Here, we use a lambda function lambda x: x ** 2 to square the numbers in the number column.

Best Practices for Using Python Functions in Databricks

To make the most of Python functions in Databricks, follow these best practices:

  • Keep Functions Small and Focused: Each function should have a single, well-defined purpose. This makes them easier to understand, test, and reuse.
  • Use Descriptive Names: Choose function names that clearly indicate what the function does. This improves code readability and maintainability.
  • Write Docstrings: Always include docstrings to explain the purpose, parameters, and return value of each function. This is essential for documentation and collaboration.
  • Handle Errors Gracefully: Use try...except blocks to handle potential errors within your functions. This prevents your code from crashing and provides informative error messages.
  • Use Type Hints: Python supports type hints, which allow you to specify the expected types of function parameters and return values. This can help catch type-related errors early and improve code clarity.
  • Test Your Functions: Write unit tests to ensure your functions are working correctly. This helps prevent bugs and makes it easier to refactor your code in the future.
  • Optimize UDFs: UDFs can be a performance bottleneck if not used carefully. Consider using Spark's built-in functions whenever possible, as they are often more optimized.

Conclusion

Python functions are a powerful tool for organizing, reusing, and simplifying your code in Databricks.
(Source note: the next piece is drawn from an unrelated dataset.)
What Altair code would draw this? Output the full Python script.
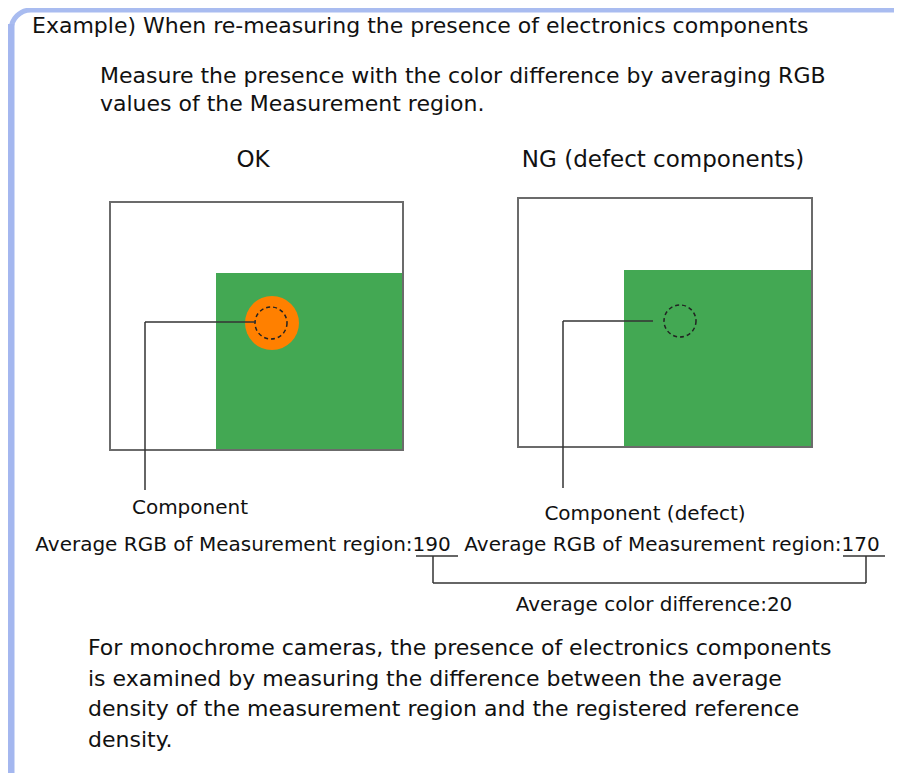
import altair as alt
import pandas as pd

FONT = "DejaVu Sans"

# ---- layout data (pixel coordinates of the diagram) ----
# the rounded frame runs past the right and bottom edges, where it is cut off
frame = pd.DataFrame({"x": [11], "x2": [930], "y": [10], "y2": [820]})
frame_left = pd.DataFrame({"x": [11], "y": [24], "y2": [773]})

boxes = pd.DataFrame({"x": [110, 518], "x2": [403, 812], "y": [202, 198], "y2": [450, 447]})
greens = pd.DataFrame({"x": [216, 624], "x2": [403, 812], "y": [273, 270], "y2": [450, 447]})

component = pd.DataFrame({"x": [272], "y": [323]})
outlines = pd.DataFrame({"x": [271, 680], "y": [323, 321]})

leaders = pd.DataFrame({
    "x":  [145, 145, 563, 563, 416, 843, 433, 866, 433],
    "x2": [256, 145, 653, 563, 458, 885, 433, 866, 866],
    "y":  [322, 322, 321, 321, 556, 556, 556, 556, 583],
    "y2": [322, 490, 321, 488, 556, 556, 583, 583, 583],
})

left_texts = pd.DataFrame({
    "text": [
        "Example) When re-measuring the presence of electronics components",
        "Measure the presence with the color difference by averaging RGB",
        "values of the Measurement region.",
        "For monochrome cameras, the presence of electronics components",
        "is examined by measuring the difference between the average",
        "density of the measurement region and the registered reference",
        "density.",
    ],
    "x": [32, 100, 100, 88, 88, 88, 88],
    "y": [26, 76, 104, 648, 679, 709, 740],
})

title_texts = pd.DataFrame({
    "text": ["OK", "NG (defect components)"],
    "x": [253, 663],
    "y": [160, 160],
})

center_texts = pd.DataFrame({
    "text": ["Component", "Component (defect)",
             "Average RGB of Measurement region:190",
             "Average RGB of Measurement region:170",
             "Average color difference:20"],
    "x": [190, 645, 243, 672, 654],
    "y": [508, 514, 545, 545, 605],
})

xs = alt.Scale(domain=[8, 894], range=[0, 886])
ys = alt.Scale(domain=[8, 773], range=[0, 765])

def X(f="x"):
    return alt.X(f"{f}:Q", scale=xs, axis=None)

def Y(f="y"):
    return alt.Y(f"{f}:Q", scale=ys, axis=None)

frame_l = alt.Chart(frame).mark_rect(filled=False, stroke="#a9bcf0", strokeWidth=5, cornerRadius=20,
                                     clip=True).encode(
    x=X(), x2="x2:Q", y=Y(), y2="y2:Q")
frame_left_l = alt.Chart(frame_left).mark_rule(color="#a4b7ef", strokeWidth=7, clip=True).encode(
    x=X(), y=Y(), y2="y2:Q")

green_l = alt.Chart(greens).mark_rect(color="#43a853").encode(x=X(), x2="x2:Q", y=Y(), y2="y2:Q")
box_l = alt.Chart(boxes).mark_rect(filled=False, stroke="#6b6b6b", strokeWidth=2).encode(
    x=X(), x2="x2:Q", y=Y(), y2="y2:Q")

comp_l = alt.Chart(component).mark_point(shape="circle", filled=True, color="#ff8000", opacity=1, size=2916).encode(
    x=X(), y=Y())
dash_l = alt.Chart(outlines).mark_point(shape="circle", filled=False, stroke="#222222", strokeWidth=1.5,
                                         strokeDash=[4, 3], opacity=1, size=1024).encode(x=X(), y=Y())

lead_l = alt.Chart(leaders).mark_rule(color="#333333", strokeWidth=1.5).encode(
    x=X(), x2="x2:Q", y=Y(), y2="y2:Q")

ltext = alt.Chart(left_texts).mark_text(align="left", baseline="middle", font=FONT, fontSize=22, color="#111111").encode(
    x=X(), y=Y(), text="text:N")
ttext = alt.Chart(title_texts).mark_text(align="center", baseline="middle", font=FONT, fontSize=23, color="#111111").encode(
    x=X(), y=Y(), text="text:N")
ctext = alt.Chart(center_texts).mark_text(align="center", baseline="middle", font=FONT, fontSize=20, color="#111111").encode(
    x=X(), y=Y(), text="text:N")

chart = alt.layer(frame_l, frame_left_l, green_l, box_l, comp_l, dash_l, lead_l, ltext, ttext, ctext).properties(
    width=886, height=765, padding=0, autosize=alt.AutoSizeParams(type="none"),
    background="white",
).configure_view(stroke=None)

chart.save("out.html", embed_options={"renderer": "svg", "actions": False})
By mastering the techniques and best practices outlined in this guide, you can write cleaner, more maintainable, and more efficient code for your data processing tasks. Whether you're defining basic functions, using variable arguments, working with lambda functions, or integrating with Spark DataFrames, the key is to practice and experiment. Happy coding, and may your Databricks journey be filled with well-structured and functional code!